PR.xml

Peter Murray-Rust (peter@ursus.demon.co.uk)
Fri, 16 Jan 1998 14:21:05


I thought it would be a useful exercise to parse the XML version of the XML
PR, but I've run into minor problems. Using Netscape I downloaded the
version with TimBray's name and 3 December and have tried running it with
Lark and AElfred.

The first problem is that both throw errors because the DOCTYPE contains a
reference to "spec.dtd". No spec.dtd was available, so the only remedies are:
- edit out the reference to spec.dtd (i.e. use <!DOCTYPE spec [ )
- make a dummy spec.dtd

When I tried the first with AElfred it found an illegal character (-96),
which I take to be 160 (== nbsp). My edit was done with WordPad.
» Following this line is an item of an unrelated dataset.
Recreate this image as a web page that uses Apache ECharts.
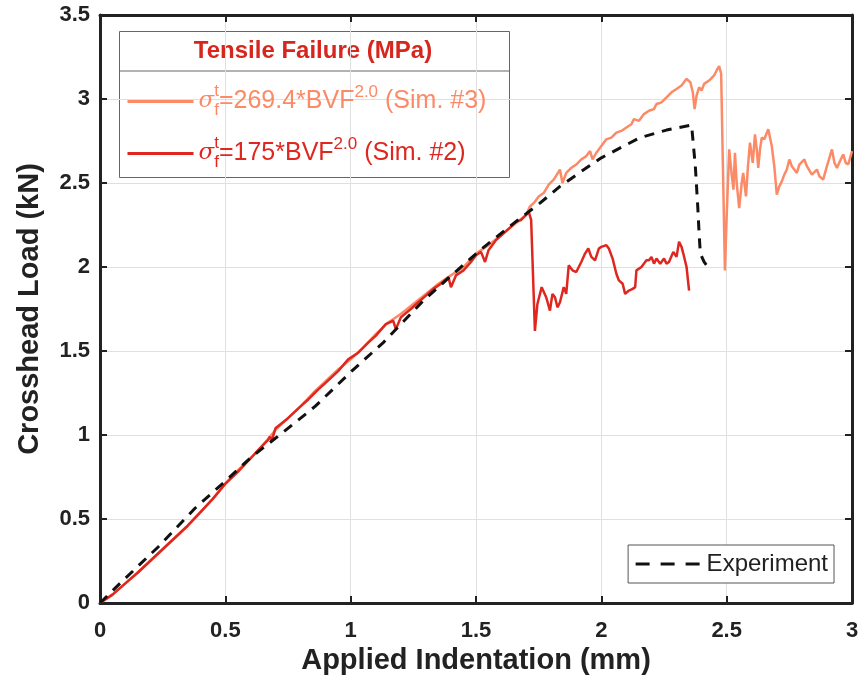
<!DOCTYPE html>
<html>
<head>
<meta charset="utf-8">
<script src="https://cdn.jsdelivr.net/npm/echarts@6/dist/echarts.min.js"></script>
<style>
  html, body { margin: 0; padding: 0; background: #fff; }
  #chart { width: 862px; height: 689px; }
</style>
</head>
<body>
<div id="chart"></div>
<script>
// applied indentation (mm) / crosshead load (kN)
const sim2X = [0, 0.05, 0.1, 0.15, 0.2, 0.25, 0.3, 0.35, 0.4, 0.45, 0.5, 0.55, 0.6, 0.65, 0.67, 0.678, 0.685, 0.7, 0.75, 0.8,
  0.83, 0.87, 0.9, 0.95, 0.99, 1.03, 1.07, 1.1, 1.14, 1.17, 1.18, 1.2, 1.24, 1.27, 1.3, 1.33, 1.36, 1.39, 1.4, 1.42,
  1.45, 1.48, 1.5, 1.52, 1.536, 1.55, 1.58, 1.61, 1.64, 1.66, 1.68, 1.7, 1.71, 1.72, 1.735, 1.745, 1.762, 1.78, 1.795, 1.805,
  1.815, 1.825, 1.835, 1.85, 1.86, 1.87, 1.885, 1.9, 1.92, 1.935, 1.948, 1.96, 1.975, 1.99, 2.0, 2.02, 2.03, 2.045, 2.06, 2.07,
  2.085, 2.095, 2.11, 2.125, 2.135, 2.14, 2.16, 2.18, 2.19, 2.2, 2.21, 2.22, 2.235, 2.25, 2.26, 2.27, 2.287, 2.3, 2.31, 2.32,
  2.327, 2.34, 2.35]
const sim2Y = [0, 0.05, 0.115, 0.18, 0.25, 0.32, 0.39, 0.46, 0.54, 0.62, 0.71, 0.78, 0.86, 0.94, 0.97, 0.99, 0.965, 1.04, 1.1, 1.17,
  1.21, 1.27, 1.31, 1.38, 1.45, 1.49, 1.55, 1.59, 1.66, 1.68, 1.63, 1.7, 1.75, 1.79, 1.83, 1.87, 1.9, 1.94, 1.88, 1.95,
  1.98, 2.03, 2.07, 2.09, 2.03, 2.1, 2.16, 2.2, 2.24, 2.27, 2.28, 2.31, 2.33, 2.28, 1.62, 1.78, 1.88, 1.82, 1.74, 1.84,
  1.82, 1.76, 1.79, 1.88, 1.84, 2.01, 1.98, 1.97, 2.03, 2.08, 2.11, 2.06, 2.04, 2.11, 2.12, 2.13, 2.11, 2.05, 1.96, 1.92,
  1.9, 1.84, 1.86, 1.87, 1.88, 1.98, 2.0, 2.04, 2.04, 2.06, 2.02, 2.05, 2.02, 2.05, 2.02, 2.03, 2.09, 2.06, 2.15, 2.12,
  2.08, 2.0, 1.86]

const sim3X = [0, 0.05, 0.1, 0.15, 0.2, 0.25, 0.3, 0.35, 0.4, 0.45, 0.5, 0.55, 0.6, 0.65, 0.7, 0.75, 0.8, 0.85, 0.9, 0.95,
  1.0, 1.05, 1.1, 1.15, 1.2, 1.25, 1.3, 1.35, 1.4, 1.45, 1.5, 1.55, 1.6, 1.65, 1.7, 1.715, 1.73, 1.75, 1.77, 1.79,
  1.81, 1.835, 1.845, 1.86, 1.88, 1.9, 1.92, 1.94, 1.955, 1.965, 1.98, 2.0, 2.02, 2.04, 2.06, 2.08, 2.1, 2.12, 2.13, 2.15,
  2.17, 2.19, 2.21, 2.22, 2.24, 2.26, 2.28, 2.3, 2.32, 2.34, 2.355, 2.365, 2.372, 2.38, 2.39, 2.4, 2.41, 2.43, 2.45, 2.46,
  2.47, 2.478, 2.485, 2.493, 2.5, 2.51, 2.52, 2.527, 2.533, 2.54, 2.55, 2.56, 2.566, 2.577, 2.585, 2.593, 2.604, 2.613, 2.62, 2.626,
  2.633, 2.64, 2.65, 2.666, 2.68, 2.69, 2.7, 2.71, 2.72, 2.73, 2.74, 2.75, 2.76, 2.78, 2.79, 2.81, 2.82, 2.84, 2.86, 2.87,
  2.885, 2.9, 2.92, 2.93, 2.94, 2.955, 2.965, 2.975, 2.985, 3.0]
const sim3Y = [0, 0.05, 0.115, 0.18, 0.25, 0.32, 0.39, 0.46, 0.54, 0.62, 0.71, 0.79, 0.86, 0.94, 1.03, 1.1, 1.17, 1.25, 1.32, 1.39,
  1.45, 1.52, 1.6, 1.67, 1.72, 1.78, 1.84, 1.9, 1.95, 2.0, 2.08, 2.13, 2.19, 2.25, 2.31, 2.36, 2.38, 2.42, 2.44, 2.49,
  2.52, 2.58, 2.5, 2.56, 2.59, 2.61, 2.64, 2.66, 2.69, 2.64, 2.68, 2.72, 2.76, 2.77, 2.8, 2.81, 2.83, 2.85, 2.88, 2.87,
  2.91, 2.93, 2.94, 2.97, 2.98, 3.01, 3.04, 3.06, 3.08, 3.12, 3.1, 3.04, 2.94, 3.02, 3.07, 3.05, 3.09, 3.11, 3.14, 3.17,
  3.196, 3.15, 2.6, 1.98, 2.3, 2.7, 2.55, 2.46, 2.68, 2.5, 2.35, 2.5, 2.56, 2.42, 2.6, 2.74, 2.62, 2.79, 2.7, 2.59,
  2.7, 2.77, 2.76, 2.82, 2.72, 2.6, 2.43, 2.48, 2.51, 2.55, 2.58, 2.64, 2.6, 2.56, 2.61, 2.64, 2.6, 2.55, 2.58, 2.54,
  2.52, 2.6, 2.7, 2.62, 2.59, 2.64, 2.67, 2.62, 2.61, 2.69]

const expX = [0, 0.087, 0.233, 0.379, 0.505, 0.605, 0.725, 0.858, 1.004, 1.13, 1.29, 1.38, 1.516, 1.65, 1.755, 1.835, 1.95, 2.0, 2.154, 2.26,
  2.36, 2.366, 2.375, 2.385, 2.39, 2.395, 2.41, 2.42]
const expY = [0, 0.127, 0.335, 0.564, 0.732, 0.87, 1.01, 1.17, 1.38, 1.55, 1.8, 1.92, 2.1, 2.26, 2.38, 2.48, 2.6, 2.65, 2.77, 2.815,
  2.845, 2.835, 2.6, 2.35, 2.2, 2.08, 2.03, 2.01]

const xTicks = ['0', '0.5', '1', '1.5', '2', '2.5', '3']
const yTicks = ['0', '0.5', '1', '1.5', '2', '2.5', '3', '3.5']

const zip = (xs, ys) => xs.map((x, i) => [x, ys[i]])

const font = 'Liberation Sans, Arial, sans-serif'
const salmon = '#fc8a66'
const red = '#df2720'

const chart = echarts.init(document.getElementById('chart'))

const frameAxis = {
  type: 'value',
  min: 0,
  interval: 0.5,
  axisLine: { show: true, onZero: false, lineStyle: { color: '#222', width: 3 } },
  axisTick: { show: true, inside: true, length: 7, lineStyle: { color: '#222', width: 2 } },
  axisLabel: { show: false },
  splitLine: { show: false }
}

chart.setOption({
  animation: false,
  grid: { left: 100, right: 10, top: 15, bottom: 86 },
  xAxis: [{
    type: 'value',
    min: 0,
    max: 3,
    interval: 0.5,
    name: 'Applied Indentation (mm)',
    nameLocation: 'middle',
    nameGap: 42,
    nameTextStyle: { fontFamily: font, fontWeight: 'bold', fontSize: 29, color: '#222' },
    axisLine: { onZero: false, lineStyle: { color: '#222', width: 3 } },
    axisTick: { inside: true, length: 7, lineStyle: { color: '#222', width: 2 } },
    axisLabel: {
      fontFamily: font, fontWeight: 'bold', fontSize: 22, color: '#222', margin: 17,
      formatter: v => xTicks[Math.round(v / 0.5)]
    },
    splitLine: { show: true, lineStyle: { color: '#e0e0e0', width: 1 } }
  }, Object.assign({}, frameAxis, { position: 'top', max: 3 })],
  yAxis: [{
    type: 'value',
    min: 0,
    max: 3.5,
    interval: 0.5,
    name: 'Crosshead Load (kN)',
    nameLocation: 'middle',
    nameGap: 56,
    nameTextStyle: { fontFamily: font, fontWeight: 'bold', fontSize: 29, color: '#222' },
    axisLine: { show: true, onZero: false, lineStyle: { color: '#222', width: 3 } },
    axisTick: { show: true, inside: true, length: 7, lineStyle: { color: '#222', width: 2 } },
    axisLabel: {
      fontFamily: font, fontWeight: 'bold', fontSize: 22, color: '#222', margin: 10,
      formatter: v => yTicks[Math.round(v / 0.5)]
    },
    splitLine: { show: true, lineStyle: { color: '#e0e0e0', width: 1 } }
  }, Object.assign({}, frameAxis, { position: 'right', max: 3.5 })],
  legend: [{
    orient: 'vertical',
    left: 121,
    top: 78,
    itemWidth: 66,
    itemHeight: 14,
    itemGap: 16,
    itemStyle: { opacity: 0 },
    lineStyle: { width: 3 },
    data: [
      { name: 'Sim. #3', textStyle: { color: salmon } },
      { name: 'Sim. #2', textStyle: { color: red } }
    ],
    formatter: name => name === 'Sim. #3'
      ? '{sig|σ}{sup|t}{sub|f}{txt|=269.4*BVF}{pow|2.0}{txt| (Sim. #3)}'
      : '{sig|σ}{sup|t}{sub|f}{txt|=175*BVF}{pow|2.0}{txt| (Sim. #2)}',
    textStyle: {
      fontFamily: font,
      fontSize: 25,
      rich: {
        sig: { fontFamily: 'DejaVu Serif', fontStyle: 'italic', fontSize: 23 },
        sup: { fontFamily: font, fontSize: 17, width: 0, padding: [0, 0, 20, 0] },
        sub: { fontFamily: font, fontSize: 17, padding: [18, 0, 0, 0] },
        txt: { fontFamily: font, fontSize: 25 },
        pow: { fontFamily: font, fontSize: 17, padding: [0, 0, 18, 0] }
      }
    }
  }, {
    right: 28,
    bottom: 106,
    itemWidth: 66,
    itemHeight: 14,
    padding: [7, 6, 7, 6],
    borderColor: '#555',
    borderWidth: 1,
    backgroundColor: '#fff',
    itemStyle: { opacity: 0 },
    lineStyle: { type: [14, 11], width: 3 },
    data: ['Experiment'],
    textStyle: { fontFamily: font, fontSize: 24, color: '#222' }
  }],
  graphic: [{
    type: 'rect',
    left: 119,
    top: 31,
    shape: { width: 390, height: 146 },
    style: { fill: '#fff', stroke: '#666', lineWidth: 1 },
    z: 0
  }, {
    type: 'line',
    shape: { x1: 119, y1: 71, x2: 509, y2: 71 },
    style: { stroke: '#666', lineWidth: 1 }
  }, {
    type: 'text',
    x: 313,
    y: 51,
    style: {
      text: 'Tensile Failure (MPa)',
      fill: '#d7261e',
      font: 'bold 24px ' + font,
      align: 'center',
      verticalAlign: 'middle'
    }
  }],
  series: [{
    name: 'Sim. #3',
    type: 'line',
    showSymbol: false,
    symbol: 'none',
    data: zip(sim3X, sim3Y),
    lineStyle: { color: salmon, width: 2.5 },
    itemStyle: { color: salmon },
    z: 2
  }, {
    name: 'Sim. #2',
    type: 'line',
    showSymbol: false,
    symbol: 'none',
    data: zip(sim2X, sim2Y),
    lineStyle: { color: red, width: 2.5 },
    itemStyle: { color: red },
    z: 3
  }, {
    name: 'Experiment',
    type: 'line',
    showSymbol: false,
    symbol: 'none',
    data: zip(expX, expY),
    lineStyle: { color: '#111', width: 3, type: [10, 8] },
    itemStyle: { color: '#111' },
    z: 4
  }]
})
</script>
</body>
</html>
Where did
this come from? [Note that AElfred seems quite happy with Lark.xml - Tim's
documentation for lark in XML].

I tried the second with Lark, using the line:

<!DOCTYPE spec SYSTEM "spec.dtd" [

but although I created spec.dtd in both the directory for pr.xml and the
directory where I was running Lark from it didn't work. I had to explicitly
hardcode something like:

<!DOCTYPE spec SYSTEM "file:/C:/xmlstuff/spec.dtd" [

I expect I have made some silly errors, but if so they are typical of the
sort of errors that people will make.
- Could DavidM confirm that AElfred does/does not work with the XML
version of the PR?
- Is is reasonable to expect parsers to throw fatal errors if they can't
find *.dtd? If so, we are going to have to work very hard to make sure that
*.dtd is always instantly available.
- should parsers accept relative filenames in documents - if so relative
to what?
- where has character -96 come from? [The download, wordpad?]
- or is it just a bad day?

P.

Peter Murray-Rust, Director Virtual School of Molecular Sciences, domestic
net connection
VSMS http://www.nottingham.ac.uk/vsms, Virtual Hyperglossary
http://www.venus.co.uk/vhg